The dependent symbol

Surkov and Patrushev come from very different backgrounds. They have very different approaches to foreign policy. They have very different and conflicting roots domestically. Yet, they were both instrumental to Putin’s rise and today both represent different facets of the symbol the Russian president has become. A prophet of a new East-West divide, a beacon of the alt-right, but also an ambiguous operator inciting feelings of insecurity and stability in voters and political leaders alike.
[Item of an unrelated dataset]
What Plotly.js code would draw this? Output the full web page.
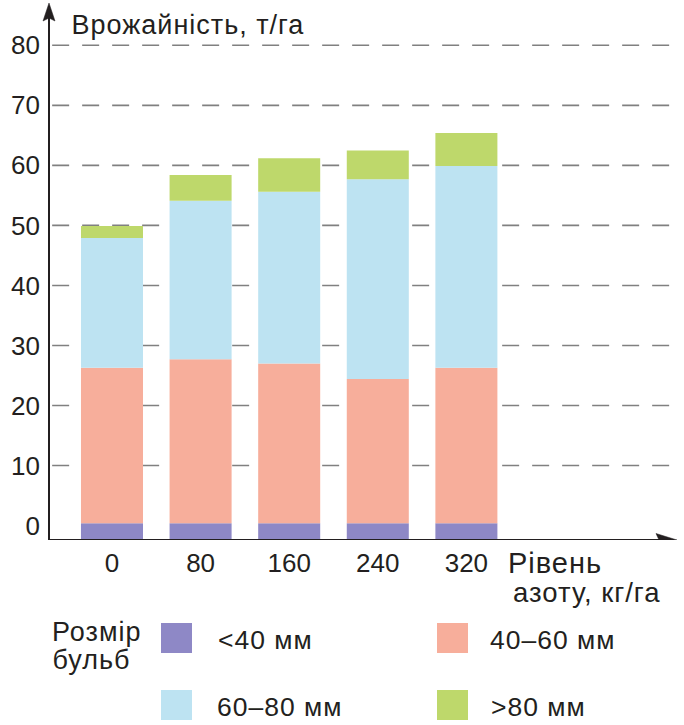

As Putin is increasingly becoming a symbol of Russian power projection and detaches himself from increasingly conflict-ridden domestic policies, it is difficult to pin down how much foreign policy will matter for Russia’s presidential election next year. A little more than a year ago, it seemed as if Putin were able to continue basking in the glow of Crimea’s annexation until next March. And then came a series of workers’ protests and most recently, Alexei Navalny. This might still change again, but one thing is important to realise. As Alexei Kudrin recently reminded Putin, Russia is dependent on globalisation, and thus, the West.

Putin is certainly aware of this. However, partly due to the domestic propaganda of the past years and partly due to the traditional Russian view that foreign policy is a zero-sum game, he can hardly afford to make any concessions. He will therefore try to make a deal. And for this deal, he needs Russia to appear stronger and more influential than it actually is. He needs the EU and the U.S. to accept that the Balkans are all geopolitics. He needs Russia’s neighbours to accept that due to constant insecurity, they need Russia as an anchor.

Putin seems to have found two suitable operators for these goals. For now, the strategy seems to be working. It would require a serious rethinking of the approach to both regions in European capitals to make it collapse. Europe has proven that in times of crisis, it can adapt and change rapidly and efficiently. All it takes, then, is recognising that this is a crisis. Or rather, a part of the crisis.